Place the flour, sugar, baking powder and salt into the bowl of a food processor fitted with a steel blade and pulse two or three times to combine. Add the butter and pulse five times then process 5 seconds to form meal like crumbs.

Place the eggs, egg yolks, and vanilla in a small bowl and mix with a fork to combine. Pour the mixture into the processor and pulse four or five times, then process until the dough begins to clump together. Turn out onto a lightly floured surface and with floured hands, form into two disks, wrap with plastic, and refrigerate for at least 1 hour, or up to 3 days. (This dough may be frozen for up to 4 months)

When you are ready to bake, position the racks to the upper and lower 1/3 of the oven. Line cookie sheets with parchment paper and set aside. Preheat the oven to 350 degrees.

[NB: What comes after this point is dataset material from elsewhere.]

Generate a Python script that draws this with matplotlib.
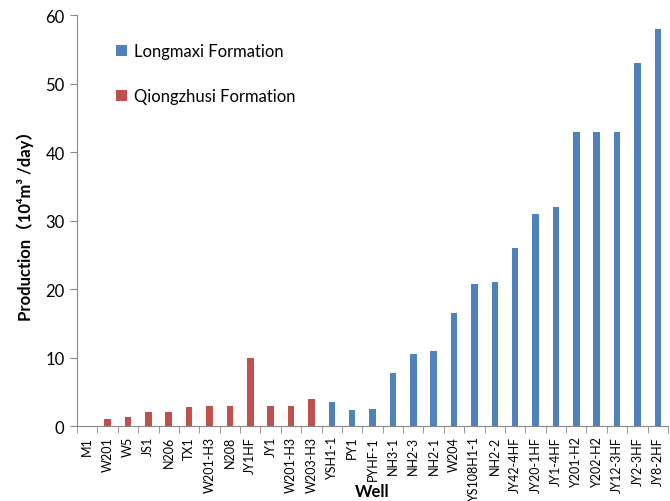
import matplotlib
matplotlib.use("Agg")
import matplotlib.pyplot as plt
import numpy as np

plt.rcParams['font.family'] = ['Lato', 'Noto Sans CJK SC', 'DejaVu Sans']

wells = ["M1", "W201", "W5", "JS1", "N206", "TX1", "W201-H3", "N208", "JY1HF", "JY1",
         "W201-H3", "W203-H3", "YSH1-1", "PY1", "PYHF-1", "NH3-1", "NH2-3", "NH2-1", "W204",
         "YS108H1-1", "NH2-2", "JY42-4HF", "JY20-1HF", "JY1-4HF", "Y201-H2", "Y202-H2",
         "JY12-3HF", "JY2-3HF", "JY8-2HF"]
production = [0, 1.0, 1.4, 2.0, 2.0, 2.8, 3.0, 3.0, 10.0, 3.0,
              3.0, 4.0, 3.5, 2.3, 2.5, 7.7, 10.5, 11.0, 16.5,
              20.7, 21.0, 26.0, 31.0, 32.0, 43.0, 43.0,
              43.0, 53.0, 58.0]
formation = ["Q"] * 12 + ["L"] * 17

fig = plt.figure(figsize=(6.7, 5.02), dpi=100)
ax = fig.add_axes([0.115, 0.149, 0.882, 0.819])

x = np.arange(len(wells))
blue = "#4F81BD"
red = "#C0504D"
lv = [v if f == "L" else np.nan for v, f in zip(production, formation)]
qv = [v if f == "Q" else np.nan for v, f in zip(production, formation)]
ax.bar(x, lv, width=0.32, color=blue, label="Longmaxi Formation")
ax.bar(x, qv, width=0.32, color=red, label="Qiongzhusi Formation")

ax.set_xlim(-0.5, len(wells) - 0.5)
ax.set_ylim(0, 60)
ax.set_yticks(range(0, 61, 10))
ax.set_xticks(x)
ax.set_xticklabels(wells, rotation=90, fontsize=9)
ax.set_xticks(np.arange(-0.5, len(wells), 1), minor=True)
ax.tick_params(axis='x', which='major', length=0, pad=7)
ax.tick_params(axis='x', which='minor', length=5, color='#888888')
ax.tick_params(axis='y', labelsize=12, length=5, color='#888888', pad=4)

for s in ["top", "right"]:
    ax.spines[s].set_visible(False)
for s in ["left", "bottom"]:
    ax.spines[s].set_color('#888888')

ax.set_ylabel("Production（10⁴m³ /day）", fontsize=12, fontweight='bold', labelpad=8)
fig.text(0.555, 0.02, "Well", fontsize=12, fontweight='bold', ha='center', va='center')

ax.legend(loc='upper left', bbox_to_anchor=(0.04, 0.968), frameon=False, fontsize=12,
          handlelength=0.7, handleheight=0.7, handletextpad=0.4, labelspacing=1.75)

fig.savefig("out.png", dpi=100)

Roll the dough to a thickness of about 3/16”. My trick is to use paint sticks you get at the hardware store. I cover them with plastic wrap and use them as guides. I like that better than the rings you can put on your rolling pin. Using a 3” round cookie cutter, cut circles of dough and place them on the cookie sheets.

When all of the dough has been cut place about 1 ½ teaspoon of filling in the center of the circle. Brush the perimeter with the egg wash or a little water. To fold or to pinch? That is the question! Now you can either use the pinch method as I do and pinch 3 corners together, or use the folding method where you flap one side, then the next two till you form a triangle.


Brush the tops of the cookies with the egg wash. I sprinkled mine with some sanding sugar for that extra sparkle and crunch. Bake the hamantashen for 15 to 18 minutes or until the cookies are golden brown. To ensure even browning, rotate the pans top to bottom and front to back. When done, remove from the oven and let them rest for 2 to 3 minutes on the cookie sheet then remove to a wire rack.

Store in an airtight container with wax paper between layers for up to 3 days. These cookies may be frozen.

*When I make an egg wash I use the whole egg and put in a pinch of salt, a pinch of sugar, and a splash of water. Carole uses egg whites only. Either will work fine.